Reproduce the material below line by line, beginning with its first line and ending with the line that contains "0.0298, 0.0292, 0.0288, 0.0287, 0.0289, 0.0285, 0.0280, 0.0278]"; leave out pictures.

## start

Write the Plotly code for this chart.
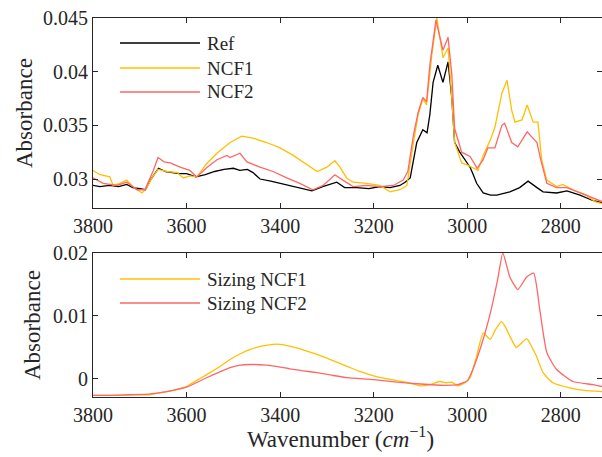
import plotly.graph_objects as go

# ---------------- data ----------------
top_x_ticks = [3800, 3600, 3400, 3200, 3000, 2800]
top_y_ticks = [0.03, 0.035, 0.04, 0.045]
top_y_ticktext = ["0.03", "0.035", "0.04", "0.045"]
bot_y_ticks = [0, 0.01, 0.02]
bot_y_ticktext = ["0", "0.01", "0.02"]

ref_wn = [3800, 3785, 3765, 3745, 3728, 3715, 3700, 3688, 3676, 3660, 3645, 3630, 3615, 3600,
          3580, 3560, 3540, 3520, 3500, 3486, 3470, 3458, 3443, 3420, 3400, 3380, 3358, 3332,
          3309, 3290, 3279, 3262, 3236, 3210, 3187, 3165, 3144, 3133, 3122, 3108, 3095, 3086,
          3080, 3073, 3063, 3052, 3041, 3033, 3027, 3016, 3001, 2994, 2988, 2980, 2966, 2950,
          2937, 2920, 2909, 2888, 2870, 2851, 2838, 2809, 2787, 2759, 2732, 2712]
ref_abs = [0.0294, 0.0293, 0.0294, 0.0293, 0.0295, 0.0292, 0.0291, 0.0290, 0.0300, 0.0310,
           0.0307, 0.0306, 0.0305, 0.0305, 0.0302, 0.0304, 0.0307, 0.0309, 0.0310, 0.0308,
           0.0309, 0.0306, 0.0300, 0.0298, 0.0296, 0.0294, 0.0292, 0.0289, 0.0293, 0.0296,
           0.0297, 0.0292, 0.0292, 0.0291, 0.0293, 0.0292, 0.0294, 0.0297, 0.0301, 0.0334,
           0.0346, 0.0343, 0.0360, 0.0390, 0.0406, 0.0390, 0.0409, 0.0375, 0.0334, 0.0325,
           0.0316, 0.0311, 0.0305, 0.0296, 0.0287, 0.0285, 0.0285, 0.0287, 0.0288, 0.0292,
           0.0298, 0.0292, 0.0288, 0.0287, 0.0289, 0.0285, 0.0280, 0.0278]

ncf1_wn = [3800, 3785, 3764, 3757, 3742, 3728, 3717, 3706, 3695, 3685, 3674, 3661, 3642, 3620,
           3607, 3593, 3578, 3556, 3535, 3514, 3507, 3482, 3458, 3429, 3400, 3372, 3343, 3321,
           3300, 3283, 3272, 3258, 3244, 3215, 3187, 3165, 3144, 3129, 3115, 3105, 3095, 3087,
           3076, 3065, 3052, 3041, 3033, 3027, 3012, 2999, 2986, 2977, 2966, 2951, 2941, 2926,
           2915, 2905, 2898, 2883, 2872, 2859, 2849, 2841, 2830, 2809, 2796, 2774, 2745, 2727,
           2712]
ncf1_abs = [0.0308, 0.0304, 0.0302, 0.0294, 0.0296, 0.0299, 0.0294, 0.0290, 0.0287, 0.0292,
            0.0301, 0.0309, 0.0307, 0.0306, 0.0301, 0.0303, 0.0302, 0.0315, 0.0324, 0.0332,
            0.0334, 0.0340, 0.0338, 0.0334, 0.0329, 0.0322, 0.0313, 0.0307, 0.0311, 0.0317,
            0.0311, 0.0301, 0.0297, 0.0296, 0.0294, 0.0288, 0.0290, 0.0294, 0.0334, 0.0360,
            0.0375, 0.0369, 0.0415, 0.0450, 0.0413, 0.0422, 0.0375, 0.0334, 0.0315, 0.0313,
            0.0310, 0.0308, 0.0322, 0.0336, 0.0348, 0.0380, 0.0392, 0.0364, 0.0353, 0.0355,
            0.0369, 0.0353, 0.0353, 0.0318, 0.0299, 0.0293, 0.0295, 0.0290, 0.0285, 0.0279,
            0.0277]

ncf2_wn = [3800, 3778, 3749, 3728, 3706, 3689, 3671, 3661, 3648, 3635, 3614, 3593, 3578, 3556,
           3535, 3514, 3507, 3486, 3471, 3443, 3415, 3386, 3358, 3330, 3308, 3283, 3266, 3244,
           3215, 3187, 3158, 3137, 3127, 3115, 3105, 3095, 3087, 3080, 3067, 3052, 3041, 3033,
           3027, 3012, 2994, 2979, 2966, 2956, 2941, 2926, 2920, 2905, 2892, 2872, 2851, 2843,
           2830, 2809, 2787, 2759, 2734, 2712]
ncf2_abs = [0.0301, 0.0296, 0.0294, 0.0297, 0.0290, 0.0290, 0.0308, 0.0320, 0.0316, 0.0315,
            0.0311, 0.0308, 0.0302, 0.0311, 0.0318, 0.0322, 0.0320, 0.0324, 0.0316, 0.0311,
            0.0307, 0.0301, 0.0296, 0.0290, 0.0294, 0.0304, 0.0299, 0.0293, 0.0294, 0.0293,
            0.0294, 0.0299, 0.0307, 0.0341, 0.0362, 0.0376, 0.0372, 0.0406, 0.0448, 0.0420,
            0.0432, 0.0397, 0.0347, 0.0325, 0.0321, 0.0310, 0.0318, 0.0329, 0.0329, 0.0350,
            0.0352, 0.0334, 0.0330, 0.0344, 0.0334, 0.0318, 0.0296, 0.0292, 0.0292, 0.0287,
            0.0283, 0.0279]

s1_wn = [3800, 3760, 3720, 3680, 3650, 3629, 3600, 3580, 3557, 3530, 3507, 3485, 3464, 3440,
         3415, 3400, 3379, 3350, 3321, 3290, 3257, 3230, 3200, 3170, 3140, 3115, 3100, 3080,
         3059, 3045, 3033, 3020, 3005, 2994, 2980, 2966, 2951, 2940, 2927, 2918, 2909, 2895,
         2873, 2860, 2852, 2838, 2817, 2781, 2750, 2712]
s1_abs = [-0.0026, -0.0026, -0.0025, -0.0025, -0.0021, -0.0018, -0.0012, -0.0003, 0.0007,
          0.0019, 0.0031, 0.0040, 0.0047, 0.0052, 0.0055, 0.0055, 0.0052, 0.0046, 0.0039,
          0.0030, 0.0020, 0.0012, 0.0005, 0.0000, -0.0004, -0.0008, -0.0011, -0.0009,
          -0.0004, -0.0006, -0.0005, -0.0011, -0.0006, 0.0002, 0.0036, 0.0073, 0.0063,
          0.0078, 0.0091, 0.0082, 0.0068, 0.0050, 0.0064, 0.0048, 0.0036, 0.0010, -0.0006,
          -0.0014, -0.0018, -0.0020]

s2_wn = [3800, 3760, 3720, 3680, 3650, 3629, 3600, 3557, 3530, 3507, 3485, 3464, 3430, 3400,
         3379, 3350, 3321, 3290, 3257, 3200, 3150, 3100, 3050, 3020, 3000, 2994, 2980, 2962,
         2948, 2935, 2924, 2909, 2892, 2873, 2858, 2845, 2830, 2809, 2774, 2731, 2712]
s2_abs = [-0.0026, -0.0026, -0.0025, -0.0024, -0.0021, -0.0018, -0.0013, 0.0002, 0.0011,
          0.0018, 0.0022, 0.0023, 0.0022, 0.0019, 0.0016, 0.0013, 0.0010, 0.0006, 0.0002,
          -0.0001, -0.0005, -0.0008, -0.0010, -0.0009, -0.0003, 0.0005, 0.0031, 0.0073,
          0.0113, 0.0158, 0.0200, 0.0162, 0.0142, 0.0162, 0.0168, 0.0110, 0.0042, 0.0015,
          -0.0004, -0.0009, -0.0012]

top_names = ["Ref", "NCF1", "NCF2"]
bot_names = ["Sizing NCF1", "Sizing NCF2"]
y_title = "Absorbance"
x_title = "Wavenumber (<i>cm</i><sup>\u22121</sup>)"

# ---------------- style ----------------
BLACK = "#000000"
YELLOW = "#FFC000"
RED = "#FF6666"
AX = "#262626"
FONT = "Liberation Serif"
LW = 1.3

fig = go.Figure()
top_series = [(ref_wn, ref_abs, BLACK), (ncf1_wn, ncf1_abs, YELLOW), (ncf2_wn, ncf2_abs, RED)]
for name, (xs, ys, c) in zip(top_names, top_series):
    fig.add_trace(go.Scatter(x=xs, y=ys, mode="lines", name=name,
                             line=dict(color=c, width=LW), xaxis="x", yaxis="y",
                             showlegend=False))
bot_series = [(s1_wn, s1_abs, YELLOW), (s2_wn, s2_abs, RED)]
for name, (xs, ys, c) in zip(bot_names, bot_series):
    fig.add_trace(go.Scatter(x=xs, y=ys, mode="lines", name=name,
                             line=dict(color=c, width=LW, shape="spline", smoothing=0.5),
                             xaxis="x2", yaxis="y2", showlegend=False))

# margins / plot geometry
L, R, T, B = 93, 0, 18, 60
W, H = 602, 457
pw, ph = W - L - R, H - T - B
top_dom = [(397 - 208) / ph, 1.0]
bot_dom = [0.0, (397 - 253) / ph]

common_x = dict(range=[3800, 2712], tickvals=top_x_ticks, ticks="inside", ticklen=5,
                tickwidth=1, tickcolor=AX, showline=True, linecolor=AX, linewidth=1,
                mirror="ticks", showgrid=False, zeroline=False, automargin=False,
                tickfont=dict(family=FONT, size=20, color=AX))
common_y = dict(ticks="inside", ticklen=5, tickwidth=1, tickcolor=AX, showline=True,
                linecolor=AX, linewidth=1, mirror="ticks", showgrid=False, zeroline=False,
                automargin=False, tickfont=dict(family=FONT, size=20, color=AX))

fig.update_layout(
    width=W, height=H, margin=dict(l=L, r=R, t=T, b=B),
    paper_bgcolor="white", plot_bgcolor="white", showlegend=False,
    xaxis=dict(domain=[0, 1], anchor="y", **common_x),
    yaxis=dict(domain=top_dom, anchor="x", range=[0.0273, 0.045], tickvals=top_y_ticks,
               ticktext=top_y_ticktext, **common_y),
    xaxis2=dict(domain=[0, 1], anchor="y2", **common_x),
    yaxis2=dict(domain=bot_dom, anchor="x2", range=[-0.00286, 0.02], tickvals=bot_y_ticks,
                ticktext=bot_y_ticktext, **common_y),
)


def px2paper(x, y):
    return (x - L) / pw, (H - B - y) / ph


# axis titles placed as annotations
tfont = dict(family=FONT, size=23, color=AX)
for xpx, ypx in [(24, 113), (32, 325)]:
    xp, yp = px2paper(xpx, ypx)
    fig.add_annotation(xref="paper", yref="paper", x=xp, y=yp, text=y_title, textangle=-90,
                       showarrow=False, xanchor="center", yanchor="middle", font=tfont)
xp, yp = px2paper(340, 437)
fig.add_annotation(xref="paper", yref="paper", x=xp, y=yp, text=x_title, showarrow=False,
                   xanchor="center", yanchor="middle", font=tfont)

# legends drawn as line samples + text labels (long MATLAB-style samples)
legend_rows = [(top_names[0], BLACK, 43), (top_names[1], YELLOW, 68), (top_names[2], RED, 92),
               (bot_names[0], YELLOW, 279), (bot_names[1], RED, 303)]
for label, c, ypx in legend_rows:
    x0, y0 = px2paper(120, ypx)
    x1, _ = px2paper(200, ypx)
    xt, _ = px2paper(205, ypx)
    fig.add_shape(type="line", xref="paper", yref="paper", x0=x0, x1=x1, y0=y0, y1=y0,
                  line=dict(color=c, width=LW))
    fig.add_annotation(xref="paper", yref="paper", x=xt, y=y0, text=label, showarrow=False,
                       xanchor="left", yanchor="middle",
                       font=dict(family=FONT, size=19, color=AX))

fig.write_html(
    "out.html",
    config={"displayModeBar": False},
    post_script="document.body.style.margin='0';document.body.style.overflow='hidden';",
)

## end

— TASK RESULT —
Write the Plotly code for this chart.
import plotly.graph_objects as go

# ---------------- data ----------------
top_x_ticks = [3800, 3600, 3400, 3200, 3000, 2800]
top_y_ticks = [0.03, 0.035, 0.04, 0.045]
top_y_ticktext = ["0.03", "0.035", "0.04", "0.045"]
bot_y_ticks = [0, 0.01, 0.02]
bot_y_ticktext = ["0", "0.01", "0.02"]

ref_wn = [3800, 3785, 3765, 3745, 3728, 3715, 3700, 3688, 3676, 3660, 3645, 3630, 3615, 3600,
          3580, 3560, 3540, 3520, 3500, 3486, 3470, 3458, 3443, 3420, 3400, 3380, 3358, 3332,
          3309, 3290, 3279, 3262, 3236, 3210, 3187, 3165, 3144, 3133, 3122, 3108, 3095, 3086,
          3080, 3073, 3063, 3052, 3041, 3033, 3027, 3016, 3001, 2994, 2988, 2980, 2966, 2950,
          2937, 2920, 2909, 2888, 2870, 2851, 2838, 2809, 2787, 2759, 2732, 2712]
ref_abs = [0.0294, 0.0293, 0.0294, 0.0293, 0.0295, 0.0292, 0.0291, 0.0290, 0.0300, 0.0310,
           0.0307, 0.0306, 0.0305, 0.0305, 0.0302, 0.0304, 0.0307, 0.0309, 0.0310, 0.0308,
           0.0309, 0.0306, 0.0300, 0.0298, 0.0296, 0.0294, 0.0292, 0.0289, 0.0293, 0.0296,
           0.0297, 0.0292, 0.0292, 0.0291, 0.0293, 0.0292, 0.0294, 0.0297, 0.0301, 0.0334,
           0.0346, 0.0343, 0.0360, 0.0390, 0.0406, 0.0390, 0.0409, 0.0375, 0.0334, 0.0325,
           0.0316, 0.0311, 0.0305, 0.0296, 0.0287, 0.0285, 0.0285, 0.0287, 0.0288, 0.0292,
           0.0298, 0.0292, 0.0288, 0.0287, 0.0289, 0.0285, 0.0280, 0.0278]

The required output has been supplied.